Today, as São Paulo looks enviously at Rio de Janeiro and the international reputation its samba schools and carnival enjoy, Zona Norte samba schools are investing in improving their ‘samba courts’ to encourage tourists, foreigners and Brazilians. There are clean bathrooms, cabins, pocket shows, and even valet parking and disabled access.
‘Zona Norte is a hotbed of sambistas, but it’s still not known for it,’ says Carlos de Almeida, the director of Tourism for the Independent League of Samba Schools (Turismo da Liga Independente das Escolas de Samba de São Paulo). ‘But I believe that one day we’ll be able to have a Carnival just as good as Rio de Janeiro, if we work hard.’
Musicians come from all over the city to play in the many North Zone samba bars. Cecéu, and other sambistas, such as Eduardo Joaquim, aka Dadinho, gather on Saturdays at the Bar do William to play together. Former musician William Lagatta opened his bar in his garage six years ago. ‘My youngest musician is 76 years old,’ says William proudly. ‘They come here to play freely, because they can’t do it anywhere else.’ It’s a simple joint, like many in the region, but popular with families who get a dose of samba and chorinho here, before heading off elsewhere.
Nearby is the bar Vila do Samba, where the musicians play as the crowd whirls and spins around them.

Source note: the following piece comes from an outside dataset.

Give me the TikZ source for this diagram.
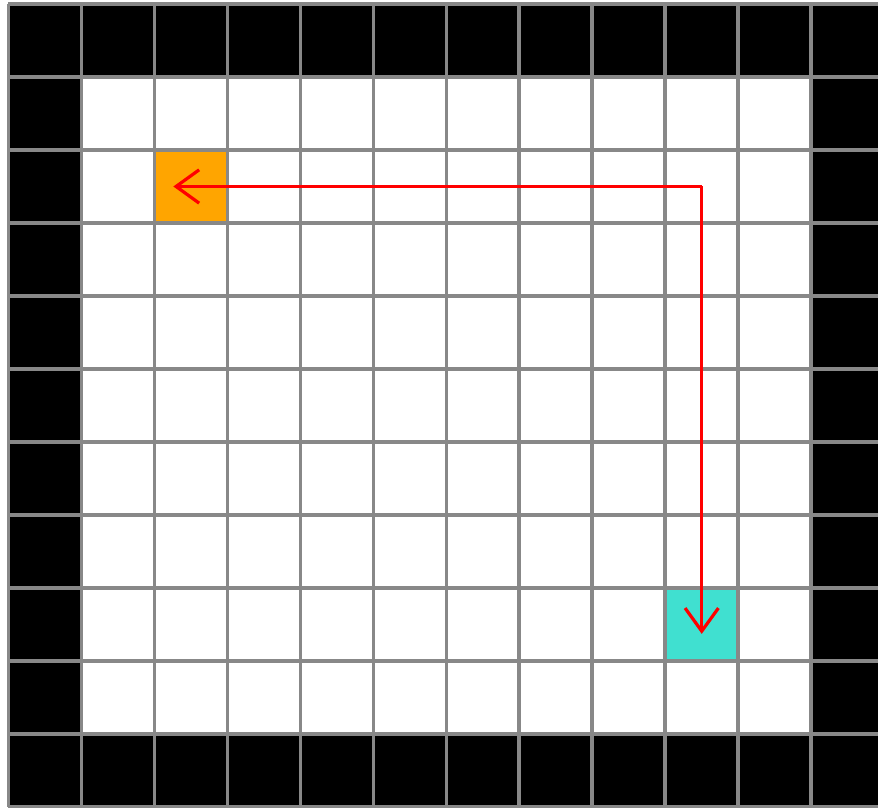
\documentclass[tikz,border=0pt]{standalone}
\usepackage{xcolor}
\usepackage{tikz}
\usetikzlibrary{positioning,arrows.meta}

\definecolor{gridgray}{HTML}{888888}
\definecolor{startorange}{HTML}{FFA500}
\definecolor{goalteal}{HTML}{40E0D0}
\definecolor{pathred}{HTML}{FF0000}

\begin{document}
\begin{tikzpicture}[
  cell/.style={minimum size=1cm, inner sep=0pt, outer sep=0pt},
  gridline/.style={draw=gridgray, line width=1.4pt},
  route/.style={draw=pathred, line width=1.25pt,
                -{Straight Barb[length=9pt, width=13pt, line width=1.25pt]}}
]
  \fill[white] (0,0) rectangle (12.03,-11.07);
  \useasboundingbox (0,0) rectangle (12.03,-11.07);

  \begin{scope}[shift={(0.115,-0.055)}]
    % walls and floor
    \fill[black] (0,0) rectangle (12,-11);
    \fill[white] (1,-1) rectangle (11,-10);

    \node[cell, fill=startorange] (start) at (2.5,-2.5) {};
    \node[cell, fill=goalteal]    (goal)  at (9.5,-8.5) {};
    \coordinate (turn) at (9.5,-2.5);

    % grid lines
    \foreach \x in {0,...,12}
      \draw[gridline] (\x,0) -- (\x,-11);
    \foreach \y in {0,...,11}
      \draw[gridline] (0,-\y) -- (12,-\y);

    \draw[route] (turn) -- ([xshift=-0.24cm]start.center);
    \draw[route] (turn) -- ([yshift=-0.13cm]goal.center);
  \end{scope}
\end{tikzpicture}
\end{document}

This live ‘samba in the yard’ club pulls in 4-500 people on Saturday and Sunday afternoons for ‘roots samba’ – samba de raiz – accompanied by beer, feijoada or churrasco. Founded in 2006, Vila do Samba attracts artists like Leci Brandão, Sombrinha and Fundo de Quintal. Even on a Saturday afternoon, the crowd is well-dressed: the men look sharp, the women wear heels, and the dance moves are fast and furious. ‘It’s almost an obligation to play “roots samba” here, because we’re surrounded by samba schools, and they let us put their official flags on our walls,’ explains Victor Regoraci, one of the bar’s four owners, who circulate, chatting to clients.
Just a few blocks away is Casa da Bisa. Here the crowd prefers the more populist pagode offshoot of samba. Owner Paulo Kliamca brings in young musicians to play at Saturday’s feijoada and pagode sessions. The building still has its original 1950s façade, and its garden is shaded by fruit and loquat trees, and full of the scent of jasmine. Casa da Bisa closes around midnight. But like the rest of Zona Norte’s grassroots samba joints, Casa da Bisa brings something special to the North side. ‘People come from all over São Paulo,’ says Kliamca. ‘They like the homely feel of the house that used to be owned by my grandmother.’